(Stored items)
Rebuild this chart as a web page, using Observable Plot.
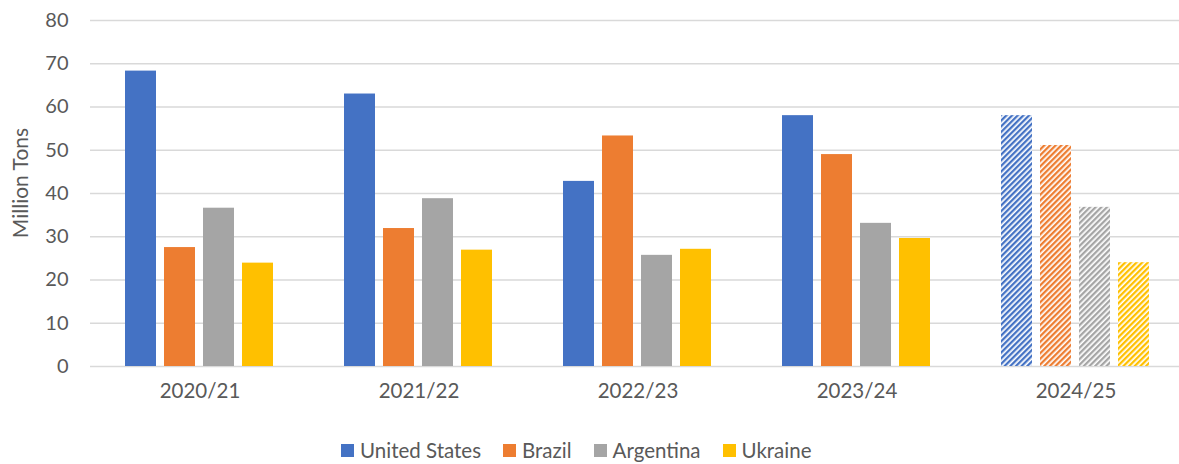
<!DOCTYPE html>
<html><head><meta charset="utf-8">
<script src="https://cdn.jsdelivr.net/npm/d3@7"></script>
<script src="https://cdn.jsdelivr.net/npm/@observablehq/plot@0.6"></script>
<style>
body{margin:0;background:#fff;font-family:Lato,sans-serif;}
#wrap{position:relative;width:1179px;height:464px;overflow:hidden;}
#legend{position:absolute;left:341px;top:440px;display:flex;gap:22px;font-size:20.5px;color:#595959;line-height:20px;white-space:nowrap;}
.item{display:flex;align-items:center;gap:6px}
.sw{width:13px;height:13px;display:inline-block}
#ylabel{position:absolute;left:20px;top:183px;transform:translate(-50%,-50%) rotate(-90deg);font-size:21px;color:#595959;white-space:nowrap;line-height:22px;}
</style></head><body><div id="wrap"><div id="chart"></div><div id="ylabel"></div><div id="legend"></div></div>
<script>
const periods = ["2020/21","2021/22","2022/23","2023/24","2024/25"];
const countries = ["United States","Brazil","Argentina","Ukraine"];
const unitedStates = [68.3, 63.0, 42.8, 58.0, 58.0];
const brazil = [27.5, 31.9, 53.3, 49.0, 51.1];
const argentina = [36.6, 38.8, 25.7, 33.1, 36.8];
const ukraine = [23.9, 26.9, 27.1, 29.6, 24.0];
const forecastPeriod = "2024/25";
const yTicks = [0,10,20,30,40,50,60,70,80];
const yLabel = "Million Tons";
const colors = ["#4472C4","#ED7D31","#A5A5A5","#FFC000"];

const series = [unitedStates, brazil, argentina, ukraine];
const data = [];
periods.forEach((p,i) => countries.forEach((c,j) => data.push({period:p, country:c, value:series[j][i]})));

const fillFor = d => {
  const j = countries.indexOf(d.country);
  return d.period === forecastPeriod ? `url(#hatch${j})` : colors[j];
};

const chart = Plot.plot({
  width:1179, height:425, marginTop:20, marginBottom:59, marginLeft:89, marginRight:0,
  style:{fontFamily:"Lato, sans-serif", background:"white"},
  fx:{domain:periods, range:[89,1186], paddingInner:0, paddingOuter:0},
  x:{domain:countries, paddingInner:0.2, paddingOuter:0.84, axis:null},
  y:{domain:[0,80]},
  color:{type:"identity"},
  marks:[
    Plot.gridY(yTicks, {stroke:"#d9d9d9", strokeOpacity:1, strokeWidth:1.3}),
    Plot.barY(data, {fx:"period", x:"country", y:"value", fill:fillFor}),
    Plot.axisY(yTicks, {tickSize:0, tickPadding:22, fontSize:20, fill:"#595959", label:null}),
    Plot.axisFx({anchor:"bottom", tickSize:0, tickPadding:17, fontSize:20.5, fill:"#595959", label:null})
  ]
});

// upward diagonal stripes for the forecast season
const defs = d3.select(chart).insert("defs", ":first-child");
colors.forEach((c,j) => {
  const p = defs.append("pattern").attr("id", `hatch${j}`).attr("patternUnits","userSpaceOnUse")
    .attr("width",4).attr("height",4).attr("patternTransform","rotate(45)");
  p.append("rect").attr("width",4).attr("height",4).attr("fill","white");
  p.append("rect").attr("width",2.3).attr("height",4).attr("fill",c);
});
document.getElementById("chart").appendChild(chart);
document.getElementById("ylabel").textContent = yLabel;

const legend = d3.select("#legend");
countries.forEach((c,j) => {
  const it = legend.append("div").attr("class","item");
  it.append("span").attr("class","sw").style("background",colors[j]);
  it.append("span").text(c);
});
</script>
</body></html>
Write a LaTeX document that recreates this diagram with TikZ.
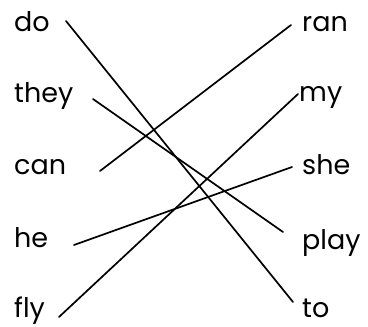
\documentclass[tikz,border=0pt]{standalone}
\usepackage{fontspec}
\setmainfont{Poppins}
\usetikzlibrary{positioning}
\tikzset{
  word/.style={inner sep=0pt,anchor=base west,font=\fontsize{27}{32}\selectfont},
  link/.style={line width=1.7pt,line cap=round}
}

\begin{document}
\begin{tikzpicture}[x=1pt,y=1pt]
  \useasboundingbox (0,0) rectangle (368,327);

  % left column
  \node[word] (do)   at (14,295) {do};
  \node[word] (they) at (14,224) {they};
  \node[word] (can)  at (14,152) {can};
  \node[word] (he)   at (14,79)  {he};
  \node[word] (fly)  at (14,9)   {fly};

  % right column
  \node[word] (ran)  at (302,295) {ran};
  \node[word] (my)   at (299,225) {my};
  \node[word] (she)  at (302,152) {she};
  \node[word] (play) at (302,77)  {play};
  \node[word] (to)   at (302,9)   {to};

  \draw[link] ([shift={(52,11)}]do.base west)   -- ([shift={(-9,16)}]to.base west);
  \draw[link] ([shift={(79,4)}]they.base west)  -- ([shift={(-19,18)}]play.base west);
  \draw[link] ([shift={(86,4)}]can.base west)   -- ([shift={(-11,7)}]ran.base west);
  \draw[link] ([shift={(60,3)}]he.base west)    -- ([shift={(-10,8)}]she.base west);
  \draw[link] ([shift={(45,1)}]fly.base west)   -- ([shift={(-1,8)}]my.base west);
\end{tikzpicture}
\end{document}
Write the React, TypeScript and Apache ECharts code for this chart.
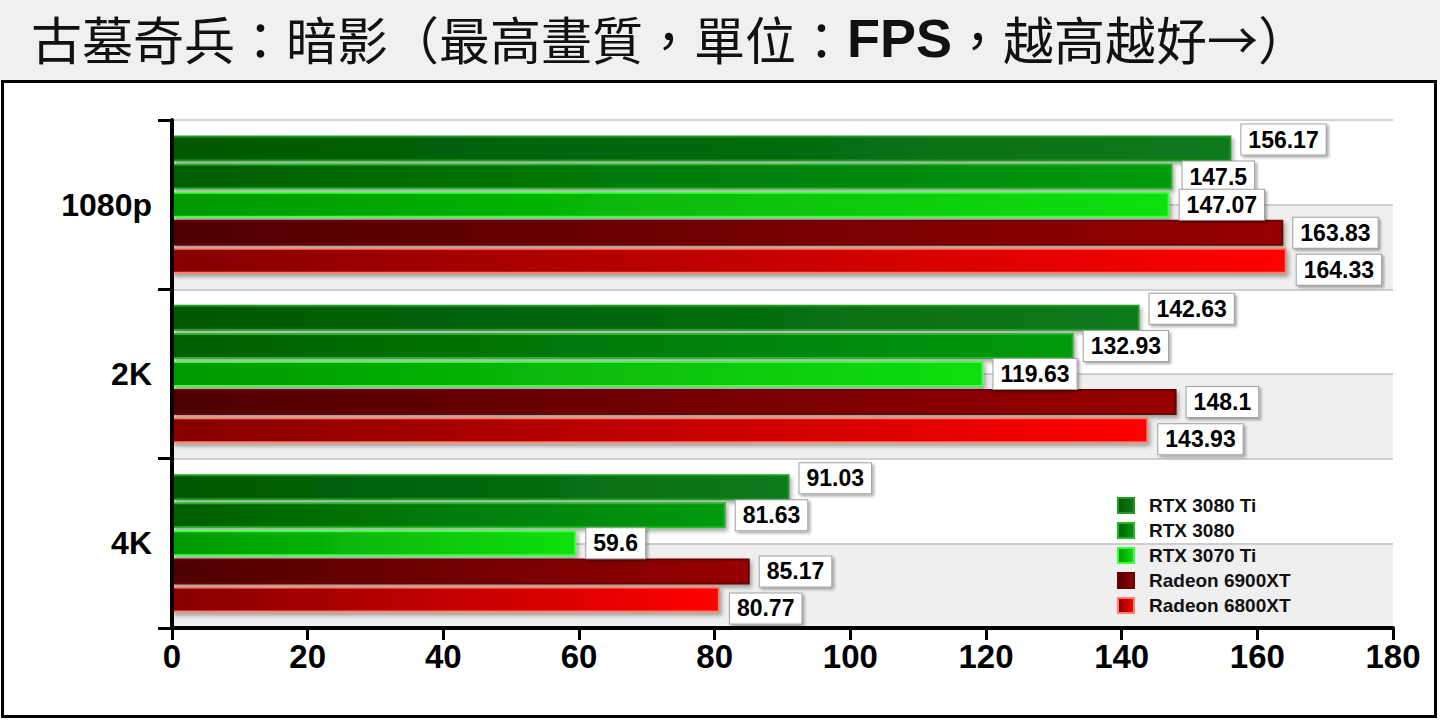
import React, { useEffect, useRef } from "react";
import * as echarts from "echarts";

const categories = ["1080p", "2K", "4K"];
const seriesNames = ["RTX 3080 Ti", "RTX 3080", "RTX 3070 Ti", "Radeon 6900XT", "Radeon 6800XT"];
const rtx3080ti = [156.17, 142.63, 91.03];
const rtx3080 = [147.5, 132.93, 81.63];
const rtx3070ti = [147.07, 119.63, 59.6];
const rx6900xt = [163.83, 148.1, 85.17];
const rx6800xt = [164.33, 143.93, 80.77];
const xTicks = { min: 0, max: 180, interval: 20 };

const FONT = "'Liberation Sans', Arial, sans-serif";

const styles = [
  { from: "#005800", to: "#0a7a1c", border: "#1f9a22", labelOffset: [0, -9] },
  { from: "#005e00", to: "#009a10", border: "#22b826", labelOffset: [0, 0] },
  { from: "#009800", to: "#10e010", border: "#40ff40", labelOffset: [0, 0] },
  { from: "#4e0000", to: "#980000", border: "#6a0000", labelOffset: [0, 0] },
  { from: "#850000", to: "#ff0000", border: "#ff8066", labelOffset: [0, 9] },
];

const seriesData = [rtx3080ti, rtx3080, rtx3070ti, rx6900xt, rx6800xt];

export default function App() {
  const ref = useRef<HTMLDivElement>(null);
  useEffect(() => {
    if (!ref.current) return;
    const chart = echarts.init(ref.current, null, { renderer: "svg" });
    const series: any[] = seriesNames.map((name, i) => ({
      name,
      type: "bar",
      xAxisIndex: 0,
      yAxisIndex: 0,
      data: seriesData[i],
      barWidth: 26,
      barGap: "8%",
      itemStyle: {
        color: new echarts.graphic.LinearGradient(0, 0, 1, 0, [
          { offset: 0, color: styles[i].from },
          { offset: 1, color: styles[i].to },
        ]),
        borderColor: styles[i].border,
        borderWidth: 2,
        shadowColor: "rgba(0,0,0,0.35)",
        shadowBlur: 4,
        shadowOffsetX: 2,
        shadowOffsetY: 3,
      },
      label: {
        show: true,
        position: "right",
        distance: 10,
        offset: styles[i].labelOffset,
        formatter: (p: any) => String(p.value),
        color: "#000",
        fontFamily: FONT,
        fontWeight: "bold",
        fontSize: 23,
        backgroundColor: "#ffffff",
        borderColor: "#a0a0a0",
        borderWidth: 1,
        padding: [4, 7, 3, 7],
        shadowColor: "rgba(0,0,0,0.35)",
        shadowBlur: 3,
        shadowOffsetX: 2,
        shadowOffsetY: 2,
      },
      z: 3,
    }));

    chart.setOption({
      animation: false,
      backgroundColor: "#ffffff",
      title: {
        left: 26,
        top: 6,
        text: "{a|古墓奇兵：暗影（最高畫質，單位：}{b|FPS}{a|，越高越好→）}",
        textStyle: {
          rich: {
            a: { fontFamily: "'Noto Sans CJK TC', sans-serif", fontSize: 51, color: "#111", fontWeight: "normal" },
            b: { fontFamily: FONT, fontSize: 54, color: "#111", fontWeight: "bold" },
          },
        },
      },
      graphic: [
        { type: "rect", z: -10, shape: { x: 0, y: 0, width: 1440, height: 80 }, style: { fill: "#f0f0f0" } },
        { type: "rect", z: -10, shape: { x: 2.5, y: 81.5, width: 1433, height: 635 }, style: { fill: "none", stroke: "#000", lineWidth: 3 } },
      ],
      legend: {
        orient: "vertical",
        left: 1117,
        top: 496,
        padding: 0,
        itemWidth: 16,
        itemHeight: 15,
        itemGap: 6,
        icon: "rect",
        data: seriesNames,
        selectedMode: false,
        textStyle: { fontFamily: FONT, fontWeight: "bold", fontSize: 19, color: "#111", padding: [0, 0, 0, 10] },
      },
      grid: { left: 172, right: 47, top: 120, bottom: 92 },
      xAxis: {
        type: "value",
        min: xTicks.min,
        max: xTicks.max,
        interval: xTicks.interval,
        axisLine: { show: true, onZero: false, lineStyle: { color: "#000", width: 4 } },
        axisTick: { show: true, length: 12, lineStyle: { color: "#000", width: 3 } },
        axisLabel: { margin: 12, color: "#000", fontFamily: FONT, fontWeight: "bold", fontSize: 33 },
        splitLine: { show: false },
      },
      yAxis: [
        {
          type: "category",
          data: categories,
          inverse: true,
          axisLine: { show: true, lineStyle: { color: "#000", width: 4 } },
          axisTick: { show: true, length: 14, lineStyle: { color: "#000", width: 3 } },
          axisLabel: { margin: 20, color: "#000", fontFamily: FONT, fontWeight: "bold", fontSize: 32 },
          splitLine: { show: false },
          z: 5,
        },
        {
          type: "value",
          min: 0,
          max: 6,
          interval: 1,
          position: "right",
          axisLine: { show: false },
          axisTick: { show: false },
          axisLabel: { show: false },
          splitLine: { show: true, lineStyle: { color: "#c0c0c0", width: 1.5 } },
          splitArea: { show: true, areaStyle: { color: ["#efefef", "#ffffff"] } },
          z: 0,
        },
      ],
      series,
    });
    return () => chart.dispose();
  }, []);
  return <div ref={ref} style={{ position: "absolute", left: 0, top: 0, width: 1440, height: 720 }} />;
}
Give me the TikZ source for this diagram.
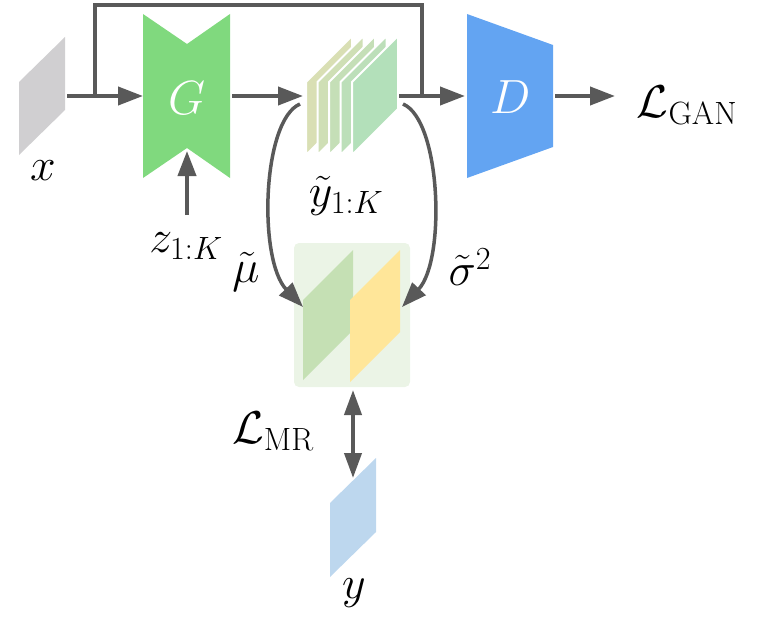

Task requirements:
Retype the lines above exactly as they appear, from the line containing "Write a LaTeX" through the line containing "import * as", and leave out any pictures.

Exercise response:
Write a LaTeX document that recreates this diagram with TikZ.
\documentclass[tikz,border=0pt]{standalone}
\usepackage{fontspec}
\setmainfont{Poppins}
\usetikzlibrary{positioning}
\tikzset{
  word/.style={inner sep=0pt,anchor=base west,font=\fontsize{27}{32}\selectfont},
  link/.style={line width=1.7pt,line cap=round}
}

\begin{document}
\begin{tikzpicture}[x=1pt,y=1pt]
  \useasboundingbox (0,0) rectangle (368,327);

  % left column
  \node[word] (do)   at (14,295) {do};
  \node[word] (they) at (14,224) {they};
  \node[word] (can)  at (14,152) {can};
  \node[word] (he)   at (14,79)  {he};
  \node[word] (fly)  at (14,9)   {fly};

  % right column
  \node[word] (ran)  at (302,295) {ran};
  \node[word] (my)   at (299,225) {my};
  \node[word] (she)  at (302,152) {she};
  \node[word] (play) at (302,77)  {play};
  \node[word] (to)   at (302,9)   {to};

  \draw[link] ([shift={(52,11)}]do.base west)   -- ([shift={(-9,16)}]to.base west);
  \draw[link] ([shift={(79,4)}]they.base west)  -- ([shift={(-19,18)}]play.base west);
  \draw[link] ([shift={(86,4)}]can.base west)   -- ([shift={(-11,7)}]ran.base west);
  \draw[link] ([shift={(60,3)}]he.base west)    -- ([shift={(-10,8)}]she.base west);
  \draw[link] ([shift={(45,1)}]fly.base west)   -- ([shift={(-1,8)}]my.base west);
\end{tikzpicture}
\end{document}
Write the React, TypeScript and Apache ECharts code for this chart.
import React, { useEffect, useRef } from "react";
import * as echarts from "echarts";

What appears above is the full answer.